The end result? A $540.0-million deal between Fresenius and Cara Therapeutics.
Chart courtesy of StockCharts.com
A Few More Details
If Korsuva is approved by the FDA, Fresenius will pay Cara Therapeutics $470.0 million in milestone rewards.
A small portion of that sum—$30.0 million—will be awarded for getting over regulatory hurdles, while the remainder—$440.0 million—will be awarded for sales accomplishments.
And that’s not all.
Fresenius will pay Cara Therapeutics $50.0 million upfront, provide a tiered royalty program for Cara’s drugs, and buy $20.0 million worth of CARA stock at $17.00 apiece.
Total Value: $540.0 million.
According to Cara’s President and CEO Derek Chalmers, this deal will leverage Frenesius’s “commercial expertise” to “provide significant momentum for adoption of KORSUVA injection.”
“Importantly,” he added, “we continue to retain all rights to KORSUVA/CR845 in other indications.” (Source: Ibid.)

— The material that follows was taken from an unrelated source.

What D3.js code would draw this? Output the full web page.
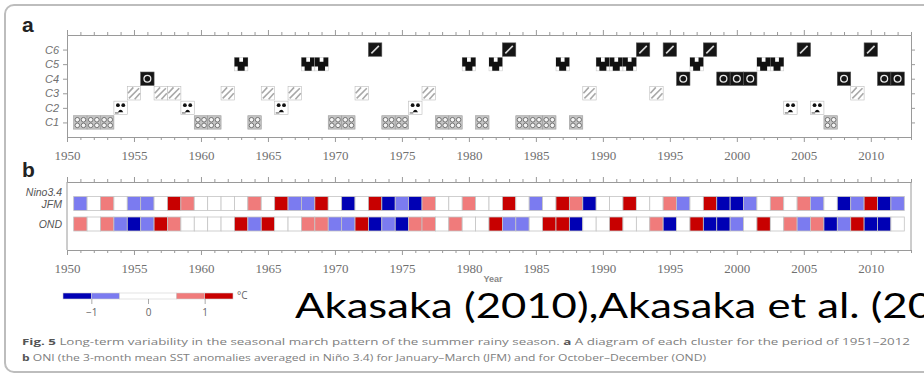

What I find interesting is that Cara Therapeutics stock is currently trading at $15.64, which is less than what Fresenius was willing to pay as part of the deal. This doesn’t make any sense. Why would traders push the CARA stock price below a predictable price point?
My guess is that technical traders took over the price action. I scoured blogs and forums for a whiff of fundamental reasoning behind the slump, but all I could find were silly posts about the 50-day simple moving average and its contrast with the 200-day simple moving average.
It’s hogwash. Traders are simply trying to find an edge in this market. In the short run, that might hurt the CARA stock price, but I doubt it will have any effect on the long-term direction.
How to Think About the Cara Therapeutics Stock Forecast
We can talk about discounted cash flows and intrinsic value all day, but the real question is about FDA approval. Cara Therapeutics is only guaranteed $50.0 million in cash and $20.0 million in equity. The rest is contingent on future performance.
So let’s talk about FDA approval.
Cara’s initial attempt at this drug failed because it relied on oral administration. The new version, which requires injection, passed a Phase 2 clinical study with flying colors.
Researchers wanted to see if a majority of respondents felt better after using Korsuva. They gave the treatment to one group and a placebo to the other. From those who received the actual treatment, 64% reported improvements related to pain and itchiness. Meanwhile, only 29% of the placebo group reported an improvement.
What does this mean? Well, it strongly suggests that the Korsuva drug works. And, by extension, it implies that Cara is likely to pass the FDA approval and get its drug on the market.
Based on the contract’s details, I think CARA stock has a lot of upside left to explore. But if you’re not convinced, let me add a final point.
Cara Therapeutics has roughly $78.8 million in the bank, according to its Q1 earnings report. (Source: “Cara Therapeutics Reports First Quarter 2018 Financial Results,” Cara Therapeutics, May 9, 2018.)
The company also made a net loss of $17.0 million, which is the kind of cash burn you should expect from a biotech company. (Since all the R&D expenditure is leveraged up front.)
That means Cara won’t have to issue new shares.
Think about it: Cara received a $50.0-million windfall in the form of cash and equity, meaning it won’t have to raise more funds to keep itself in business.
It won’t, in other words, have to dilute the ownership of existing shareholders.